Nolde’s work was very popular in Germany in the 1920s. However, when the Nazis came to power in 1933 all modern art was banned, and all works in German museums and public collections were confiscated. At the large anti-exhibition held in Munich in 1937 entitled “Entartete Kunst” (“Degenerate Art”), Nolde was the most represented artist, with 32 works. In 1941 he was forbidden from painting and exhibiting. From then on he withdrew and lived in isolation in his house in the country. He continued to work there, nevertheless, painting over 1,300 small watercolours and gouaches. The series has never been split up and belongs in its entirety to the Nolde Museum in Seebüll, which has loaned the works for this exhibition.
The selection of paintings shown at The Nordic Watercolour Museum reflects all the main motifs of Nolde’s work. His art centred on the landscape and people. Flowers and gardens are a theme that runs unbroken through his creative work. The vibrant colours of his work are unmatched.
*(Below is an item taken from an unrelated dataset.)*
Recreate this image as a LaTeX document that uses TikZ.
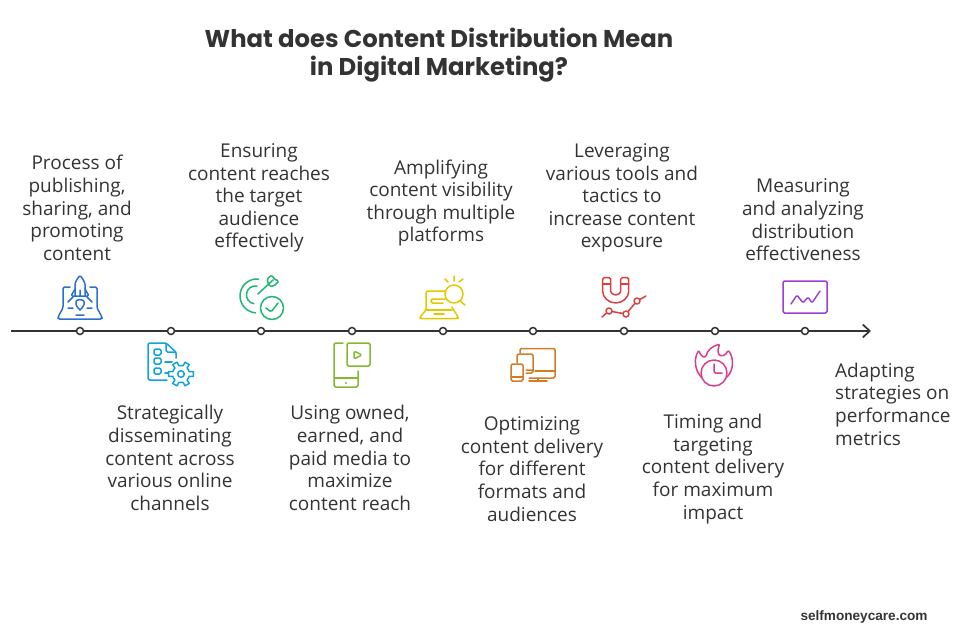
\documentclass[tikz,border=0pt]{standalone}
\usepackage{fontspec}
\usetikzlibrary{arrows.meta}
\setmainfont{Open Sans}
\newfontfamily\titlefont{Poppins}
\newfontfamily\sitefont{Liberation Sans}

\tikzset{
  labeltext/.style = {align = center, inner sep = 0pt, text = inkc, font = \fontsize{19}{22.6}\selectfont},
  dotnode/.style = {circle, draw = inkc, fill = white, line width = 1.5pt, minimum size = 7pt, inner sep = 0pt},
  iconline/.style = {line width = 1.5pt, line cap = round, line join = round, rounded corners = 1.5pt}
}

\begin{document}
\begin{tikzpicture}[x = 1pt, y = -1pt]
  \useasboundingbox (0,0) rectangle (980,640);

  \definecolor{inkc}{HTML}{333333}
  \definecolor{c1}{HTML}{2B6FD0}
  \definecolor{c2}{HTML}{13A3D8}
  \definecolor{c3}{HTML}{22B573}
  \definecolor{c4}{HTML}{84B82E}
  \definecolor{c5}{HTML}{E2C800}
  \definecolor{c6}{HTML}{D47B26}
  \definecolor{c7}{HTML}{D9403F}
  \definecolor{c8}{HTML}{D43F8D}
  \definecolor{c9}{HTML}{9B3FD5}

  \node[labeltext, font = \titlefont\bfseries\fontsize{24.3}{28}\selectfont] (title) at (439,55) {What does Content Distribution Mean\\in Digital Marketing?};
  \node[inner sep = 0pt, text = inkc, font = \sitefont\bfseries\fontsize{13.6}{16}\selectfont] (site) at (864,617) {selfmoneycare.com};

  % axis first, dots go over it
  \coordinate (axisstart) at (11,331);
  \coordinate (axisend) at (871,331);
  \draw[draw = inkc, line width = 1.7pt, -{Straight Barb[length = 7pt, width = 13pt]}] (axisstart) -- (axisend);

  \foreach \x/\n in {80/1, 171/2, 261/3, 352/4, 443/5, 533/6, 624/7, 715/8, 805/9}
    {\node[dotnode] (dot\n) at (\x,331) {};
    }

  \foreach \x/\y/\n/\t in {
    77/208/1/{Process of\\publishing,\\sharing, and\\promoting\\content},
    170/458/2/{Strategically\\disseminating\\content across\\various online\\channels},
    259/198/3/{Ensuring\\content reaches\\the target\\audience\\effectively},
    350/458/4/{Using owned,\\earned, and\\paid media to\\maximize\\content reach},
    441/203/5/{Amplifying\\content visibility\\through multiple\\platforms},
    532/469/6/{Optimizing\\content delivery\\for different\\formats and\\audiences},
    622/198/7/{Leveraging\\various tools and\\tactics to\\increase content\\exposure},
    713/469/8/{Timing and\\targeting\\content delivery\\for maximum\\impact},
    803/220/9/{Measuring\\and analyzing\\distribution\\effectiveness}}
    {\node[labeltext] (label\n) at (\x,\y) {\t};
    }
  \node[labeltext, align = left, anchor = west] (label10) at (835,404) {Adapting\\strategies on\\performance\\metrics};

  % rocket on laptop
  \draw[iconline, c1] (70,287) -- (63,287) -- (63,308) -- (58,317) -- (58,319) -- (102,319) -- (102,317) -- (97,308) -- (97,287) -- (90,287);
  \draw[iconline, c1] (75,296) -- (75,286) .. controls (75,282) and (78,278) .. (80,275) .. controls (82,278) and (85,282) .. (85,286) -- (85,296);
  \draw[iconline, c1] (75,289) -- (71,296) -- (89,296) -- (85,289) (80,290) -- (80,296);
  \draw[iconline, c1] (80,310) .. controls (77,307) and (76,305) .. (76,303) .. controls (76,299) and (84,299) .. (84,303) .. controls (84,305) and (83,307) .. (80,310);
  \draw[iconline, c1] (68,302) -- (73,297) (87,297) -- (92,302) (68,308) -- (73,308) (87,308) -- (92,308) (76,315) -- (84,315);

  % list page with gear
  \draw[iconline, c2] (176,358) -- (176,352) -- (166,343) -- (148,343) -- (148,380) -- (167,380);
  \draw[iconline, c2] (166,343) -- (166,352) -- (176,352);
  \foreach \y in {349,358,368}
    {\draw[iconline, c2] (154,\y) rectangle (161,\y + 6);
    }
  \draw[iconline, c2] (165,362) -- (172,362) (165,373) -- (168,373);
  \begin{scope}[shift = {(181,374)}]
    \foreach \a in {0,60,...,300}
      {\draw[iconline, c2, rounded corners = 0pt] (\a - 30:8.5) -- (\a - 16:8.5) -- (\a - 11:12.5) -- (\a + 11:12.5) -- (\a + 16:8.5) -- (\a + 30:8.5);
      }
    \draw[iconline, c2] (0,0) circle (3.3);
  \end{scope}

  % target with check
  \draw[iconline, c3] (258.5,279) arc[start angle = -85, end angle = -265, radius = 17];
  \draw[iconline, c3] (257,286) arc[start angle = -80, end angle = -260, radius = 9];
  \draw[iconline, c3, fill = white] (272,308) circle (11.5);
  \draw[iconline, c3] (266,308) -- (271,312) -- (278,303);
  \draw[iconline, c3] (258,294) -- (273,280);
  \draw[iconline, c3] (267,279) -- (272,275) -- (274,279) -- (279,281) -- (274,286) -- (269,286) -- cycle;

  % phone with video
  \draw[iconline, c4] (343,343) -- (334,343) -- (334,387) -- (358,387) -- (358,371);
  \draw[iconline, c4] (334,378) -- (358,378);
  \fill[c4] (346,383) circle (1.2);
  \draw[iconline, c4] (347,343) rectangle (370,366);
  \draw[iconline, c4] (354,351) -- (362,355) -- (354,359) -- cycle;

  % laptop with magnifier
  \draw[iconline, c5] (445,291) -- (426,291) -- (426,310) -- (420,317) -- (420,318.5) -- (458,318.5) -- (458,317) -- (452,307);
  \draw[iconline, c5] (426,310) -- (452,310) (434,314) -- (444,314);
  \draw[iconline, c5] (445,299) -- (431,299) -- (431,303) -- (443,303);
  \draw[iconline, c5] (454,294) circle (9);
  \draw[iconline, c5] (460,301) -- (465,305) (454,276) -- (454,281) (445,279) -- (448,282) (463,279) -- (459,282);

  % screens
  \draw[iconline, c6] (520,353) -- (520,348.5) -- (555,348.5) -- (555,378) -- (529,378);
  \draw[iconline, c6] (535,371) -- (555,371) (538,378) -- (538,381) (529,381) -- (547,381);
  \draw[iconline, c6] (517,363) -- (517,354) -- (533,354) -- (533,373) -- (526,373) (526,370) -- (533,370);
  \draw[iconline, c6] (511,364) rectangle (523,381);
  \draw[iconline, c6] (511,377) -- (523,377);

  % magnet and chart
  \draw[iconline, c7] (602.7,277.7) -- (602.7,290) arc[start angle = 180, end angle = 0, radius = 13] -- (628.7,277.7) -- (620.7,277.7) -- (620.7,290) arc[start angle = 0, end angle = 180, radius = 5] -- (610.7,277.7) -- cycle;
  \draw[iconline, c7] (602.7,284) -- (610.7,284) (620.7,284) -- (628.7,284);
  \draw[iconline, c7] (602,317) -- (609,311) -- (626,314) -- (637,301) -- (646,296);
  \foreach \x/\y in {609/311, 626/314, 637/301}
    {\draw[iconline, c7, fill = white] (\x,\y) circle (3);
    }

  % clock in flame
  \draw[iconline, c8] (714,373) circle (13);
  \draw[iconline, c8] (714,364) -- (714,373) -- (722,373);
  \draw[iconline, c8] (702,378) .. controls (694,370) and (694,358) .. (699,350) .. controls (700,355) and (703,357) .. (706,357) .. controls (707,350) and (713,346) .. (720,344) .. controls (717,350) and (718,355) .. (722,356) .. controls (725,355) and (727,353) .. (728,350) .. controls (734,358) and (734,370) .. (727,377);

  % chart window
  \draw[iconline, c9] (783,281) rectangle (827,313);
  \draw[iconline, c9] (791,304) -- (797,295) -- (803,303) -- (808,297) -- (812,303) -- (820,291);
\end{tikzpicture}
\end{document}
Brought up in a strictly religious environment, he wanted to express the essence of things by using colour, rather than imitating nature. Flowers were thus to him a symbol of the eternal cycle of birth, life and death. Besides these motifs, Nolde was also known for his unconventional visual interpretations of biblical tales, although these did not take the form of watercolours. His work is distinguished throughout by an intense visionary pathos and a palette of colour rich in symbolic and sensual undertones.
Nolde’s art encapsulated the moral conflicts with which German modernists were confronted. His upbringing gave him nationalist conservative values, but his artistic idiom was experimental and innovative. Nolde’s watercolour technique was outstanding. It was apt and intuitive at the same time. Using pigment and plenty of water he conveys both irrepressible energy and a deep tenderness. The modest format glows with intense colours and wispy, transparent layers. As he relates in his memoirs, he worked without models or even well-defined ideas. His paintings instead took shape immediately beneath the brush.
The exhibition at The Nordic Watercolour Museum is the first comprehensive presentation of Nolde’s art in Sweden since the 1970s.